Open Source Code – Screen Scraper

After three hours of madly cycling around the city looking for keys to my friend’s flat who I had lent my computer to without getting the code off of it which I needed to upload to the SQL server, I finally was able to upload the python code that Steve and I (but mostly and Steve) wrote for the myExperiment screen mining process.

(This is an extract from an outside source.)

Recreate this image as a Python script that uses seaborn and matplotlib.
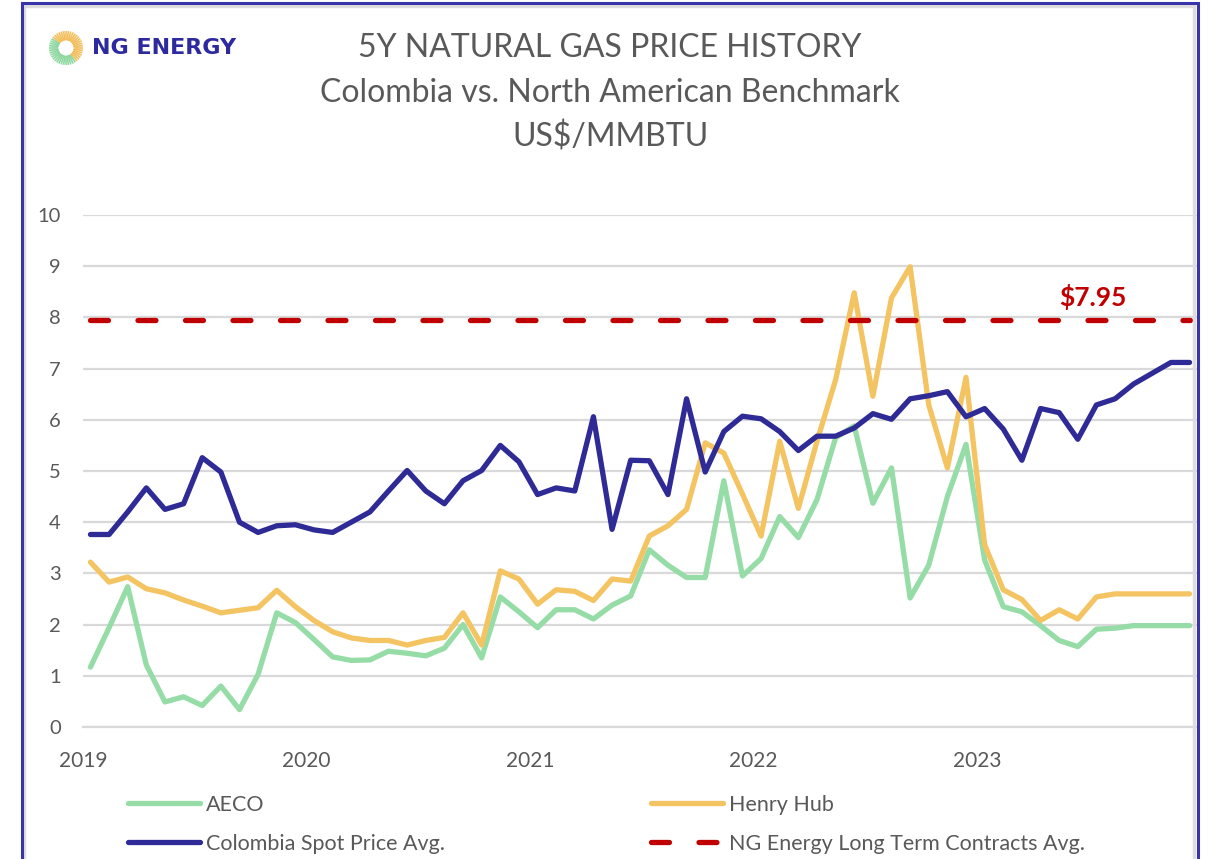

workflow-screen-scraper.py This code uses Beautiful Soup to drag everything that can be dragged off of the front end of a workflow on myExperiment into a .csv. This includes:

  • Workflow URL
  • .svg url
  • Title
  • Date uploaded
  • date updated (if any)
  • User profile
  • Workflow system
  • Description
  • Tags
  • Amount of Views
  • Amount of Downloads
  • # of credits
  • # of attributions
  • # of tags
  • # of favourites
  • # of ratings
  • # of reviews
  • # of comments
  • # of authors
  • # of titles
  • # of descriptions
  • # of inputs
  • # of processors
  • # of outputs
  • # of beanshells
  • # of datalinks
  • # of corrdinations

In that order. It does so at a request per second, so that it doesn’t destroy the server. As I’m going through this, I realise that I can get more information – the types of outputs, the types of beanshells. I’ll upload an edited code when I get the chance to edit this and run it again. But here it is for now. As it says in the code, this is as free as rock pythons in the everglades. Have at it. (Just don’t publish before we do.)